Very importantly, it does also not impact cash generation as independent of the value of a bond, it still pays the same amount of coupons. Regarding the expense ratio, we are on very, very good track regarding our efficiency program where we have reached already over one-third of our target. We will not revise the target, at each balance sheet date, but in 2023 we will report for the first time under IFRS 17 and 9, and there we will anyway have to revise part of the targets and we will look at all targets for the summer of 2023.

Philipp Gmür
Group CEO, Helvetia

Okay. Are there more questions?

Operator

The next question comes on the line of Thomas Bateman with Berenberg. Please go ahead.

Thomas Bateman
Equity Research Analyst of Insurance, Berenberg

Oh, hi. Good morning, good afternoon, everybody. Just coming back to the cost target a little bit. Obviously you've made such good progress. I'm just thinking about how we get to the CHF 100 million, you know, do we expect a similar level each year? Or is it kind of, there's been a big jump in the 1st year? Yeah, that's the first question. Second question, just on the SST ratio, it's clearly very, very strong. And I appreciate your comments on the additional buffer. But could you give us some of the moving parts? So I'm thinking maybe benefit from interest rates, the benefit from the new credit risk module, and also organic capital generation and the dividend. That would be really helpful.

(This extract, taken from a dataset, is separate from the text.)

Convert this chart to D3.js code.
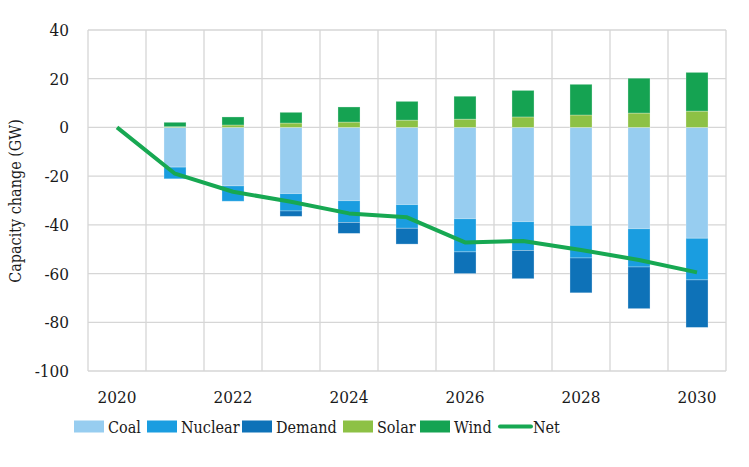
<!DOCTYPE html>
<html>
<head>
<meta charset="utf-8">
<script src="https://cdn.jsdelivr.net/npm/d3@7"></script>
<style>
  body { margin: 0; background: #fff; }
  text { font-family: "DejaVu Serif Condensed", "DejaVu Serif", serif; fill: #1a1a1a; }
</style>
</head>
<body>
<svg width="749" height="467"></svg>
<script>
// Data (GW)
const years = ["2020", "2021", "2022", "2023", "2024", "2025", "2026", "2027", "2028", "2029", "2030"];
const coal    = [0, -16.3, -24.0, -27.2, -30.1, -31.7, -37.5, -38.7, -40.2, -41.6, -45.5];
const nuclear = [0, -4.8, -6.3, -7.1, -8.9, -9.7, -13.6, -11.8, -13.4, -15.7, -17.1];
const demand  = [0, 0, 0, -2.2, -4.5, -6.5, -8.9, -11.6, -14.3, -17.1, -19.5];
const solar   = [0, 0.3, 1.0, 1.8, 2.2, 3.0, 3.4, 4.3, 5.1, 5.9, 6.7];
const wind    = [0, 1.8, 3.3, 4.4, 6.2, 7.7, 9.4, 10.9, 12.6, 14.3, 15.9];
const net     = [0, -19.0, -26.4, -30.5, -35.3, -36.9, -47.2, -46.6, -50.3, -54.4, -59.5];
const yTicks  = [40, 20, 0, -20, -40, -60, -80, -100];
const xLabels = ["2020", "2022", "2024", "2026", "2028", "2030"];

const series = [
    { name: "Coal", values: coal, color: "#97cdf0" },
    { name: "Nuclear", values: nuclear, color: "#1a9de0" },
    { name: "Demand", values: demand, color: "#0e72b8" },
    { name: "Solar", values: solar, color: "#8dc145" },
    { name: "Wind", values: wind, color: "#15a352" }
];
const netColor = "#17a852";

const svg = d3.select("svg");
const margin = { left: 88, right: 23, top: 30, bottom: 96 };
const width = 749, height = 467;

const x = d3.scaleBand().domain(years)
    .range([margin.left, width - margin.right])
    .paddingInner(0.62).paddingOuter(0.31);
const y = d3.scaleLinear().domain([-100, 40]).range([height - margin.bottom, margin.top]);

// Gridlines
const grid = svg.append("g").attr("stroke", "#d6d6d6").attr("stroke-width", 1.3);
grid.selectAll(".h").data(yTicks).enter().append("line")
    .attr("x1", margin.left).attr("x2", width - margin.right)
    .attr("y1", d => y(d)).attr("y2", d => y(d));
const step = x.step();
const bounds = d3.range(years.length + 1).map(i => margin.left + i * step);
grid.selectAll(".v").data(bounds).enter().append("line")
    .attr("x1", d => d).attr("x2", d => d)
    .attr("y1", y(40)).attr("y2", y(-100));

// Stacked bars: negatives stack downward, positives upward
years.forEach((yr, i) => {
    let pos = 0, neg = 0;
    series.forEach(s => {
        const v = s.values[i];
        if (v === 0) return;
        let y0, y1;
        if (v < 0) { y0 = neg; y1 = neg + v; neg = y1; }
        else { y0 = pos; y1 = pos + v; pos = y1; }
        svg.append("rect")
            .attr("x", x(yr))
            .attr("width", x.bandwidth())
            .attr("y", y(Math.max(y0, y1)))
            .attr("height", Math.abs(y(y0) - y(y1)))
            .attr("fill", s.color)
            .attr("stroke", "#ffffff").attr("stroke-opacity", 0.35).attr("stroke-width", 0.8);
    });
});

// Net line
const line = d3.line().x((d, i) => x(years[i]) + x.bandwidth() / 2).y(d => y(d));
svg.append("path").datum(net)
    .attr("d", line)
    .attr("fill", "none")
    .attr("stroke", netColor)
    .attr("stroke-width", 4)
    .attr("stroke-linejoin", "round");

// Y axis labels
svg.append("g").selectAll("text").data(yTicks).enter().append("text")
    .attr("x", 69).attr("y", d => y(d)).attr("dy", "0.35em")
    .attr("text-anchor", "end").attr("font-size", 17)
    .text(d => d);

// X axis labels
svg.append("g").selectAll("text").data(xLabels).enter().append("text")
    .attr("x", d => x(d) + x.bandwidth() / 2).attr("y", 403)
    .attr("text-anchor", "middle").attr("font-size", 17)
    .text(d => d);

// Y axis title
svg.append("text")
    .attr("transform", "translate(21,201) rotate(-90)")
    .attr("text-anchor", "middle").attr("font-size", 16)
    .text("Capacity change (GW)");

// Legend
const legendX = [74, 147, 242, 343, 420];
const lg = svg.append("g");
series.forEach((s, i) => {
    lg.append("rect").attr("x", legendX[i]).attr("y", 420.5).attr("width", 30).attr("height", 12)
        .attr("fill", s.color);
    lg.append("text").attr("x", legendX[i] + 34).attr("y", 433)
        .attr("font-size", 16).text(s.name);
});
lg.append("line").attr("x1", 500).attr("x2", 531).attr("y1", 426.5).attr("y2", 426.5)
    .attr("stroke", netColor).attr("stroke-width", 4).attr("stroke-linecap", "round");
lg.append("text").attr("x", 533).attr("y", 433).attr("font-size", 16).text("Net");
</script>
</body>
</html>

Just coming back to claims inflation, could you maybe put your non-life markets into 3 different buckets? So maybe one where you see no claims inflation at all, 2, where you see pricing reacting to claims inflation, and maybe the 3rd bucket are ones that you're concerned about. And a 4th question, if I may. On life reserving the extraordinary result was quite high in 2022. I think driven by reserve strengthening there. Should we be worried about that CHF 450 million or so? I guess it was quite high. I wasn't expecting there to be such a large number, given interest rates have gone up a little bit. Yeah, any comments on that would be really helpful. Thanks very much.

Philipp Gmür
Group CEO, Helvetia

Thank you. There's a whole bunch of questions which go to the CFO. It's about the efficiency target, how to get to the CHF 100 million. It's about the SST ratio benefiting in 2021, about the inflation and where do we see claims inflation, and where or whether we should be worried because of the life reserve strengthening. Now, Annelis, can you-

Annelis Lüscher Hämmerli
Group CFO, Helvetia

Yes, I can.

Philipp Gmür
Group CEO, Helvetia

Start, please.

Annelis Lüscher Hämmerli
Group CFO, Helvetia

Let me start with the SST ratio. There are different influence factors. As always, there is the market, there is a model change, and there is, of course, also our business development. One effect we have is, as you mentioned it, the new credit risk model and others are the quite low credit spreads as of year-end and other effects. There is not really one dominating effect. It's really a collection of smaller effects. As always, you will have the details on that in the Bericht. The name in English, I don't know. The stability report which will be published by the end of April.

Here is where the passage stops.